Este curso de MBA proporcionou que ele conhecesse um novo universo. Um dia, numa conversa de bar com seus amigos de curso, entendeu que precisava de uma experiência internacional, e decidiu fazer um intercâmbio na Austrália, para estudar. “Eu lembro que esse dia eu escutei cada um contando dos lugares que estiveram, um era Nova York, o outro Europa, e eu mal tinha saído para conhecer Santos”, riu.
Foi então, que resolveu pedir afastamento da função de professor, e demissão no emprego de analista de exportação na empresa em que trabalhava e mudou-se para Sidney, na Austrália, onde morou de 2013 a 2014. Lá, trabalhou como pedreiro, garçom, entre outras funções operacionais, que lhe ajudaram a se manter durante o período.
Antes de retornar para o Brasil, achava que ao chegar aqui poderia ter mais espaço no mercado de trabalho, mas a realidade foi outra: ele não sentiu que o mercado reconhecia seu histórico, esforço e experiência internacional. Apesar de um ótimo currículo, se sentiu desanimado com a receptividade do mercado. Aplicou para diversos processos de trainees, chegando inclusive a etapas finais do processo numa varejista e numa farmacêutica, mas se viu preterido em razão da sua cor, já que havia ido bem em todas as etapas.
“Eu me apeguei ao inglês para me diferenciar e estar um passo à frente, e me destacar e não sofrer tanto com a barreira da língua. Terei a oportunidade de viver no exterior, acreditando que o racismo no exterior talvez fosse diferente.”
Em 2014, já de volta ao Brasil, e tendo retomado as aulas que ministrava, passou num concurso interno do Centro Paula Souza, e teve a oportunidade de fazer um curso de “teacher trainning”, em Londres. Essa experiência mostrou que talvez no exterior tivesse as maiores oportunidades, e Flávio começou a planejar os próximos passos de sua carreira.
“O exterior não é a Disney. Apesar de ser bom viver no exterior, é necessário querer e fazer dar certo. Ralar muito e conquistar seu lugar ao sol.”
Analisando possiblidades, visitando feiras de intercâmbio, entendeu que a melhor opção estava no Canadá, mas dessa vez, foi com o objetivo de migrar e ficar. Dotado de coragem e ousadia, em 2017 se mudou com sua noiva em definitivo para o Canadá. Apesar de ter migrado inicialmente para uma cidade onde o frio chegava a 40 graus negativos, persistiu, e hoje vive em Vancouver, onde atua na área de logística de uma multinacional.
“Sempre que eu falo que sou brasileiro é uma surpresa. Aqui fora, brasileiro é, em sua maioria, branco. Existe um choque por saberem que no Brasil as oportunidades para o povo preto são mais restritas. Eu acabo sendo uma exceção.”

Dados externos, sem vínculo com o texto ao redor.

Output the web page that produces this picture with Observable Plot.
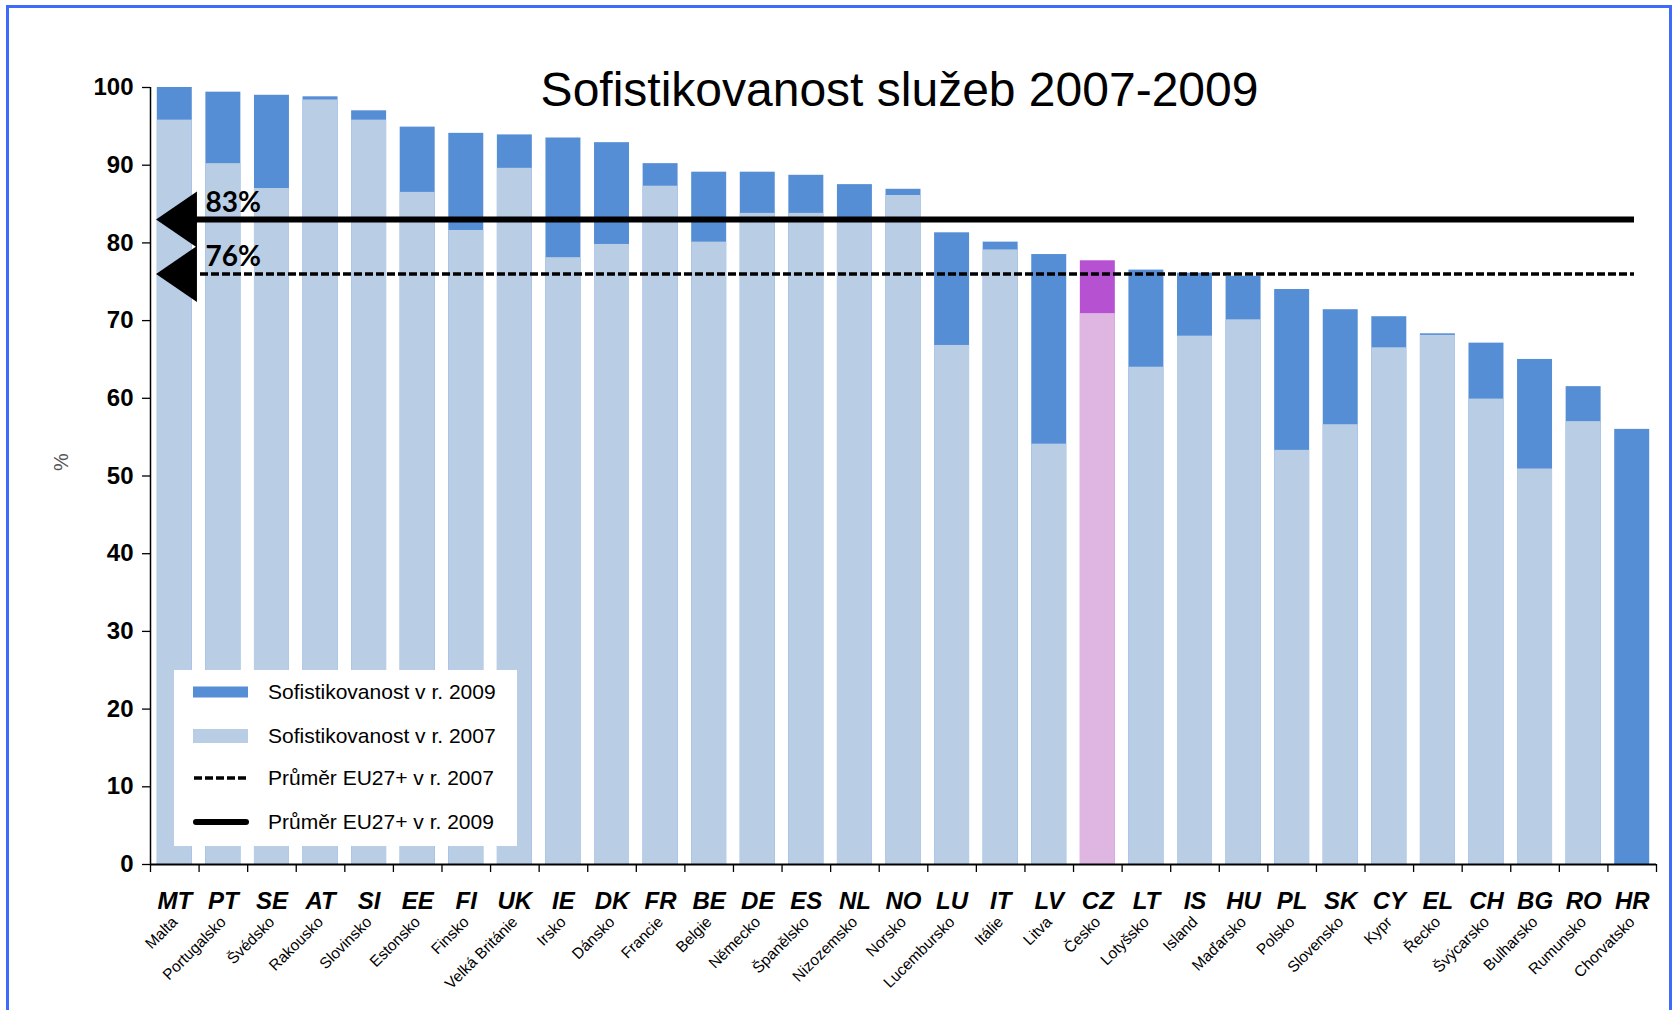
<!DOCTYPE html>
<html>
<head>
<meta charset="utf-8">
<script src="https://cdn.jsdelivr.net/npm/d3@7"></script>
<script src="https://cdn.jsdelivr.net/npm/@observablehq/plot@0.6"></script>
<style>
  html, body { margin: 0; padding: 0; background: #fff; width: 1672px; height: 1010px; overflow: hidden; }
  #wrap { position: relative; width: 1672px; height: 1010px; font-family: "Liberation Sans", Arial, sans-serif; }
  #chart { position: absolute; left: 0; top: 0; }
  #border { position: absolute; left: 6px; top: 5px; width: 1666px; height: 1100px; border: 3px solid #3e6bfa; box-sizing: border-box; pointer-events: none; }
  #legend { position: absolute; left: 174px; top: 670px; width: 343px; height: 176px; background: #fff; }
  .row { position: absolute; left: 0; height: 24px; width: 343px; }
  .row span { position: absolute; left: 94px; top: 0; font-size: 21px; line-height: 24px; color: #000; white-space: nowrap; }
  .row svg { position: absolute; left: 19px; top: 0; }
</style>
</head>
<body>
<div id="wrap">
  <div id="chart"></div>
  <div id="legend"></div>
  <div id="border"></div>
</div>
<script>
// ---- data ----
const codes = ["MT","PT","SE","AT","SI","EE","FI","UK","IE","DK","FR","BE","DE","ES","NL","NO","LU","IT","LV","CZ","LT","IS","HU","PL","SK","CY","EL","CH","BG","RO","HR"];
const names = ["Malta","Portugalsko","Švédsko","Rakousko","Slovinsko","Estonsko","Finsko","Velká Británie","Irsko","Dánsko","Francie","Belgie","Německo","Španělsko","Nizozemsko","Norsko","Lucembursko","Itálie","Litva","Česko","Lotyšsko","Island","Maďarsko","Polsko","Slovensko","Kypr","Řecko","Švýcarsko","Bulharsko","Rumunsko","Chorvatsko"];
const v2009 = [100, 99.4, 99.0, 98.8, 97.0, 94.9, 94.1, 93.9, 93.5, 92.9, 90.2, 89.1, 89.1, 88.7, 87.5, 86.9, 81.3, 80.1, 78.5, 77.7, 76.5, 76.1, 75.7, 74.0, 71.4, 70.5, 68.3, 67.1, 65.0, 61.5, 56.0];
const v2007 = [95.8, 90.2, 87.0, 98.4, 95.8, 86.5, 81.6, 89.6, 78.1, 79.8, 87.3, 80.1, 83.8, 83.8, 83.0, 86.1, 66.8, 79.1, 54.1, 70.9, 64.0, 68.0, 70.1, 53.3, 56.6, 66.5, 68.1, 59.9, 50.9, 57.0, 0];
const highlight = "CZ";
const avg2009 = 83, avg2007 = 76;
const avgLabels = ["83%", "76%"];
const yTicks = [0,10,20,30,40,50,60,70,80,90,100];
const title = "Sofistikovanost služeb 2007-2009";
const yLabel = "%";
const legendItems = ["Sofistikovanost v r. 2009", "Sofistikovanost v r. 2007", "Průměr EU27+ v r. 2007", "Průměr EU27+ v r. 2009"];

// ---- styles ----
const dark = "#558ed5", light = "#b9cde5";
const darkHi = "#b652d2", lightHi = "#dfb6e2";
const W = 1672, H = 1010;
const mL = 150, mR = 16, mT = 87, mB = 146;
const step = (W - mL - mR) / codes.length;

const data = codes.map((c, i) => ({code: c, name: names[i], v2009: v2009[i], v2007: v2007[i]}));

const leftTriangle = {
  draw(ctx, size) {
    const r = Math.sqrt(size / Math.PI);
    ctx.moveTo(-0.73 * r, 0);
    ctx.lineTo(0.73 * r, -r);
    ctx.lineTo(0.73 * r, r);
    ctx.closePath();
  }
};

const plot = Plot.plot({
  width: W, height: H,
  marginLeft: mL, marginRight: mR, marginTop: mT, marginBottom: mB,
  style: {fontFamily: "'Liberation Sans', Arial, sans-serif", color: "#000", background: "transparent"},
  x: {domain: codes, paddingInner: 0.28, paddingOuter: 0.14, round: false, axis: null},
  y: {domain: [0, 100], axis: null},
  marks: [
    Plot.barY(data, {x: "code", y: "v2009", fill: d => d.code === highlight ? darkHi : dark}),
    Plot.barY(data.filter(d => d.v2007 > 0), {x: "code", y: "v2007", fill: d => d.code === highlight ? lightHi : light}),
    // axes
    Plot.axisY({ticks: yTicks, tickSize: 8, tickPadding: 9, fontSize: 24, fontWeight: "bold", label: null, tickFormat: d => d, stroke: "#000", strokeWidth: 1.3}),
    Plot.ruleX([codes[0]], {x: d => d, dx: -step / 2, stroke: "#000", strokeWidth: 1.5}),
    Plot.ruleY([0], {stroke: "#000", strokeWidth: 1.8}),
    Plot.ruleX(codes, {x: d => d, dx: -step / 2, insetTop: H - mT - mB, insetBottom: -8, stroke: "#000", strokeWidth: 1.3}),
    Plot.ruleX([codes[codes.length - 1]], {x: d => d, dx: step / 2, insetTop: H - mT - mB, insetBottom: -8, stroke: "#000", strokeWidth: 1.3}),
    Plot.text([yLabel], {frameAnchor: "left", lineAnchor: "middle", dx: -89, dy: -5, rotate: -90, fontSize: 20, fill: "#555"}),
    // x labels
    Plot.text(data, {x: "code", text: "code", frameAnchor: "bottom", lineAnchor: "middle", dy: 37, fontSize: 24, fontWeight: "bold", fontStyle: "italic", fill: "#000"}),
    Plot.text(data, {x: "code", text: "name", frameAnchor: "bottom", lineAnchor: "middle", dy: 55, dx: 0, rotate: -45, textAnchor: "end", fontSize: 15.5, fill: "#000"}),
    // averages
    Plot.ruleY([avg2009], {stroke: "#000", strokeWidth: 6, insetLeft: 46, insetRight: 22}),
    Plot.ruleY([avg2007], {stroke: "#000", strokeWidth: 3.5, strokeDasharray: "8,3", insetLeft: 50, insetRight: 22}),
    Plot.dot([avg2009, avg2007], {y: d => d, frameAnchor: "left", dx: 26, r: 28, symbol: leftTriangle, fill: "#000", stroke: "none"}),
    Plot.text([avg2009, avg2007], {y: d => d, text: (d, i) => avgLabels[i], frameAnchor: "left", lineAnchor: "middle", dx: 55, dy: -17, textAnchor: "start", fontSize: 28, fontWeight: "bold", fontFamily: "Lato, 'Liberation Sans', sans-serif", fill: "#000"}),
    // title
    Plot.text([title], {frameAnchor: "top", lineAnchor: "middle", dx: -4, dy: 3, fontSize: 48, fill: "#000"})
  ]
});
document.getElementById("chart").appendChild(plot);

// ---- legend ----
const legend = document.getElementById("legend");
const rowCenters = [22, 66, 108, 152];
const swatches = [
  `<svg width="60" height="24"><rect x="0" y="6.5" width="55" height="11" fill="${dark}"/></svg>`,
  `<svg width="60" height="24"><rect x="0" y="5" width="55" height="14" fill="${light}"/></svg>`,
  `<svg width="60" height="24"><line x1="1" y1="12" x2="55" y2="12" stroke="#000" stroke-width="3.5" stroke-dasharray="8,3"/></svg>`,
  `<svg width="60" height="24"><line x1="3" y1="12" x2="53" y2="12" stroke="#000" stroke-width="6" stroke-linecap="round"/></svg>`
];
legendItems.forEach((t, i) => {
  const row = document.createElement("div");
  row.className = "row";
  row.style.top = (rowCenters[i] - 12) + "px";
  row.innerHTML = swatches[i] + `<span>${t}</span>`;
  legend.appendChild(row);
});
</script>
</body>
</html>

No Canadá cursou College em Marketing, um curso integral, que conciliava com uma carga de 20 horas semanais de trabalho.
“Houve um período, em que estava de férias da faculdade, e trabalhava em 3 empregos: full time durante o dia em uma empresa, a noite em outra, e aos finais de semana em outra empresa, pra garantir uma renda extra, pra juntar reservas”
Na Red River, Flavio teve a oportunidade de ganhar 6 bolsas que foram de vital importância para sua permanência no Canadá.

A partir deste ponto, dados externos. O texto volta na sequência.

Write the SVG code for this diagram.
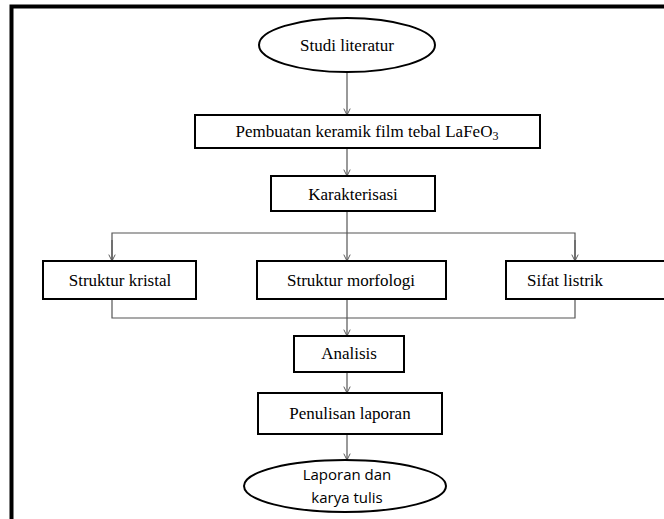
<svg xmlns="http://www.w3.org/2000/svg" width="664" height="519" viewBox="0 0 664 519">
<style>
.node{fill:#fff;stroke:#000;stroke-width:2}
.lbl{font-family:'Liberation Serif',serif;font-size:17px;fill:#000;text-anchor:middle;dominant-baseline:central}
.lbl2{font-family:'Open Sans','Liberation Sans',sans-serif;font-size:15px;fill:#000;text-anchor:middle;dominant-baseline:central}
.con{fill:none;stroke:#555;stroke-width:1.2}
.arr{marker-end:url(#ah)}
</style>
<defs>
<marker id="ah" viewBox="0 0 10 10" refX="9" refY="5" markerWidth="8" markerHeight="8" markerUnits="userSpaceOnUse" orient="auto">
<path d="M1,1 L9,5 L1,9" fill="none" stroke="#555" stroke-width="1.2"/>
</marker>
</defs>
<rect width="664" height="519" fill="#fff"/>
<path d="M11.5,519 L11.5,6.5 L664,6.5" fill="none" stroke="#000" stroke-width="4"/>
<g id="connectors">
<line class="con arr" x1="347" y1="72" x2="347" y2="115"/>
<line class="con arr" x1="347" y1="148" x2="347" y2="176"/>
<line class="con arr" x1="347" y1="211" x2="347" y2="261"/>
<polyline class="con" points="112,261 112,233 575,233 575,261"/>
<line class="con arr" x1="112" y1="240" x2="112" y2="261"/>
<line class="con arr" x1="575" y1="240" x2="575" y2="261"/>
<polyline class="con" points="112,299 112,318 575,318 575,299"/>
<line class="con arr" x1="347" y1="299" x2="347" y2="336"/>
<line class="con arr" x1="347" y1="372" x2="347" y2="393"/>
<line class="con arr" x1="347" y1="434" x2="347" y2="460"/>
</g>
<g id="studi">
<ellipse class="node" cx="347" cy="45" rx="88" ry="27"/>
<text class="lbl" font-family="Liberation Serif" x="347" y="45">Studi literatur</text>
</g>
<g id="pembuatan">
<rect class="node" x="195" y="115" width="345" height="33"/>
<text class="lbl" font-family="Liberation Serif" x="367" y="131">Pembuatan keramik film tebal LaFeO<tspan font-size="12" dy="5">3</tspan></text>
</g>
<g id="karakterisasi">
<rect class="node" x="271" y="176" width="164" height="35"/>
<text class="lbl" font-family="Liberation Serif" x="353" y="194">Karakterisasi</text>
</g>
<g id="kristal">
<rect class="node" x="43" y="261" width="153" height="38"/>
<text class="lbl" font-family="Liberation Serif" x="120" y="280">Struktur kristal</text>
</g>
<g id="morfologi">
<rect class="node" x="257" y="261" width="189" height="38"/>
<text class="lbl" font-family="Liberation Serif" x="351" y="280">Struktur morfologi</text>
</g>
<g id="listrik">
<rect class="node" x="506" y="261" width="170" height="38"/>
<text class="lbl" font-family="Liberation Serif" x="565" y="280">Sifat listrik</text>
</g>
<g id="analisis">
<rect class="node" x="294" y="336" width="110" height="36"/>
<text class="lbl" font-family="Liberation Serif" x="349" y="353">Analisis</text>
</g>
<g id="penulisan">
<rect class="node" x="258" y="393" width="184" height="41"/>
<text class="lbl" font-family="Liberation Serif" x="350" y="413">Penulisan laporan</text>
</g>
<g id="laporan">
<ellipse class="node" cx="345" cy="486" rx="101" ry="26"/>
<text class="lbl2" x="347" y="474">Laporan dan</text>
<text class="lbl2" x="347" y="497">karya tulis</text>
</g>
</svg>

Em época de exame final, num domingo, às 22h (as 02h da manhã o Brasil), recebeu uma ligação de seu irmão, contando que seu sobrinho Yuri Cesar havia falecido. Sem chão, com prova agendada para a manhã seguinte, não teve condições de fazer a prova, e recebeu total suporte da universidade para vir ao Brasil a tempo do velório do seu sobrinho.
Decidiu que queria fazer algo que honrasse o nome de seu sobrinho. Em conversa com a faculdade, conseguiu viabilizar uma bolsa, que ajuda estudantes internacionais, memória de seu sobrinho.
“Eu queria ter tido esse envolvimento com a comunidade no Brasil. Eu poderia ter feito mais”
Enfrentando o racismo velado a todo momento, buscou formas de se diferenciar, e razões para conseguir sua ascensão profissional. Uma vez que o mercado é mais exigente com o provo preto.
Hoje, inspira muito dos amigos mais próximos com a sua jornada, e auxilia a todos que lhe pedem ajuda, em todo o processo burocrático de imigração. “99% de tudo que tenho hoje é graças ao meus pais, que sempre lutaram e acreditam em mim, se eu puder retribuir tudo que eles fizeram inspirando outras pessoas vou estar feliz”, concluiu.